Pero los hechos son indesmentibles: ha sido la sumatoria de lo hecho durante los diecisiete años de dictadura y los veinte años de Concertación Democrática – el período del comportamiento colectivo e individual más racional y sensato de los chilenos en toda su historia – lo que ha puesto a Chile en el primer puesto del desarrollo en América Latina. Y a contar con un ingreso per capita comparable a los de España, Italia y Portugal. ¿Echarlo por la borda bajo la calentura y el capricho adolescente e ignaro de la ultra del Frente Amplio, el Partido Comunista, el Partido Socialista y sus artesanos culturosos? ¿Que medran de los ingresos de un Estado de bienestar para socavar las bases de lo conquistado con tantos sacrificios y tantos dolores?
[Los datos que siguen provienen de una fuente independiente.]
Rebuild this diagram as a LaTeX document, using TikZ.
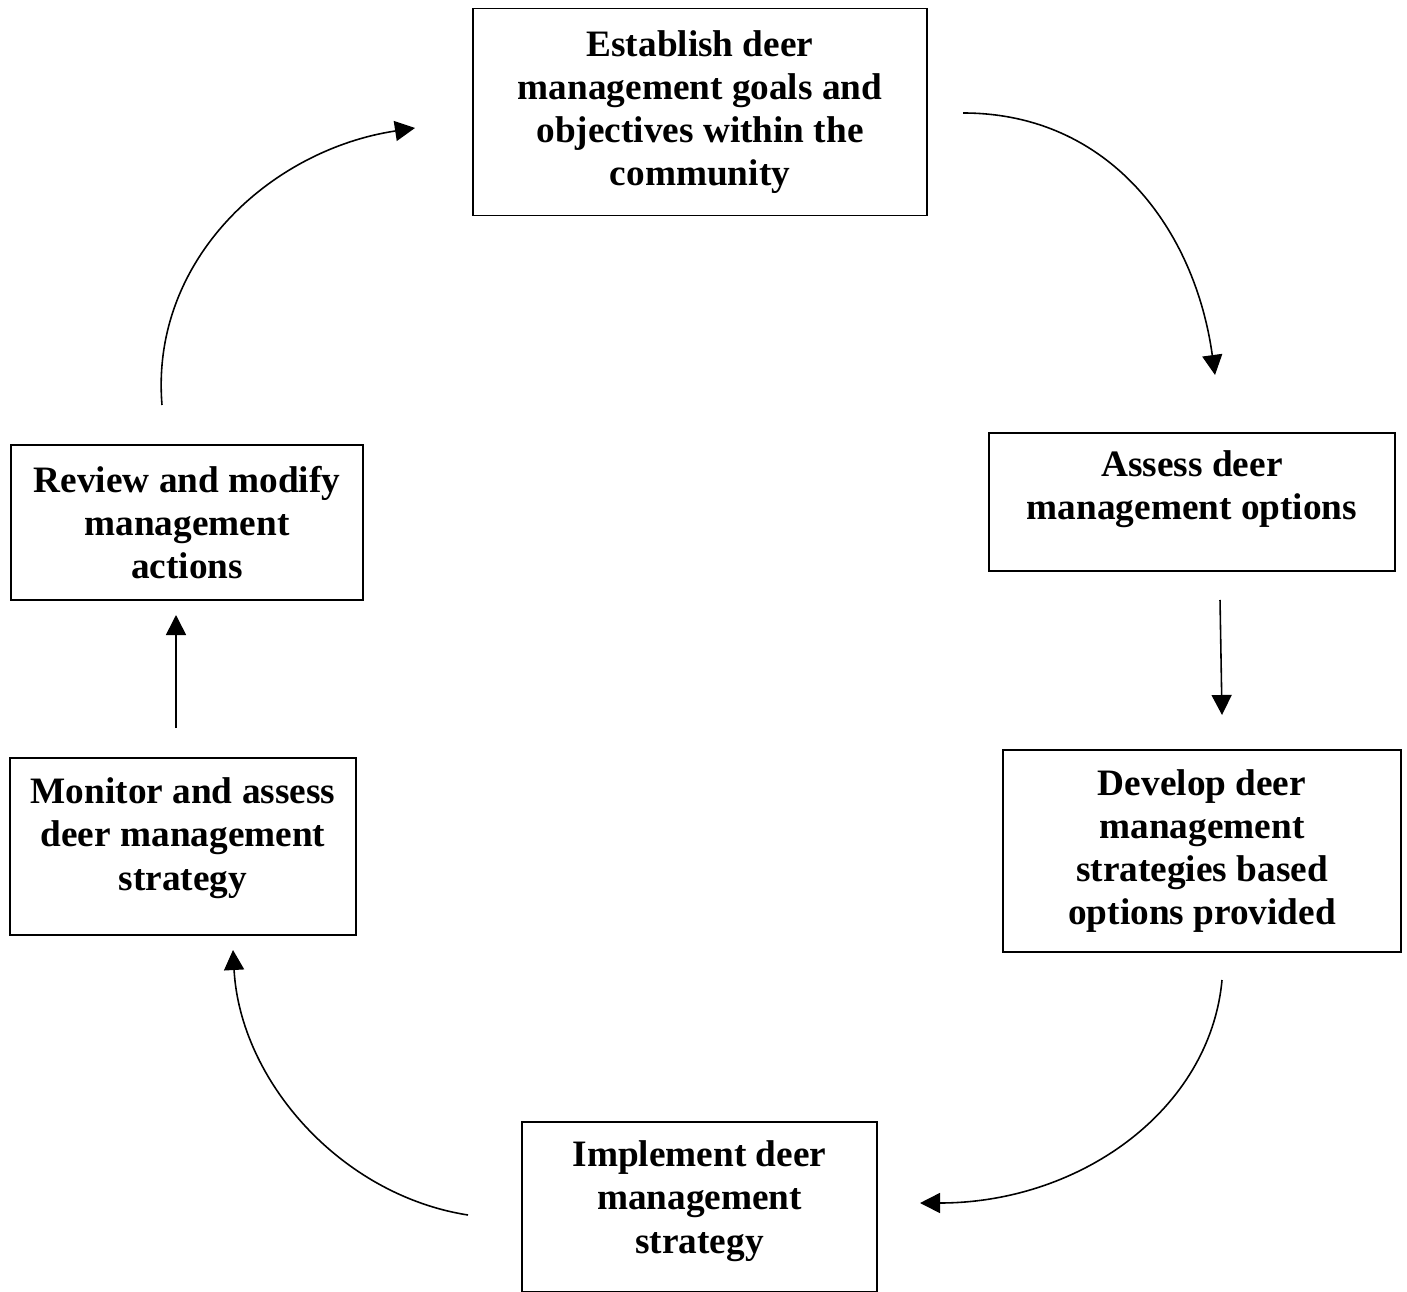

Odié a Pinochet. Ha sido el único ser cuya muerte he deseado ardientemente. Y sufrí las consecuencias de mi militancia debiendo asumir el destierro para toda mi vida. Perdí al país en que nací y me crié, en el fui educado y encontré la felicidad. Pero la verdad de los hechos es porfiada. La izquierda chilena debe encontrar un puesto de acción y pensamiento en una sociedad moderna, debe democratizarse internamente y apostar al crecimiento de nuestro país y a la concordia de los espíritus. Pero por sobre todo: debe deslastrarse del marxismo congénito que la paraliza. Ponerse junto a las fuerzas liberadoras y renunciar a toda veleidad con las dictaduras castristas que asuelan s sus pueblos. No tiene otro camino.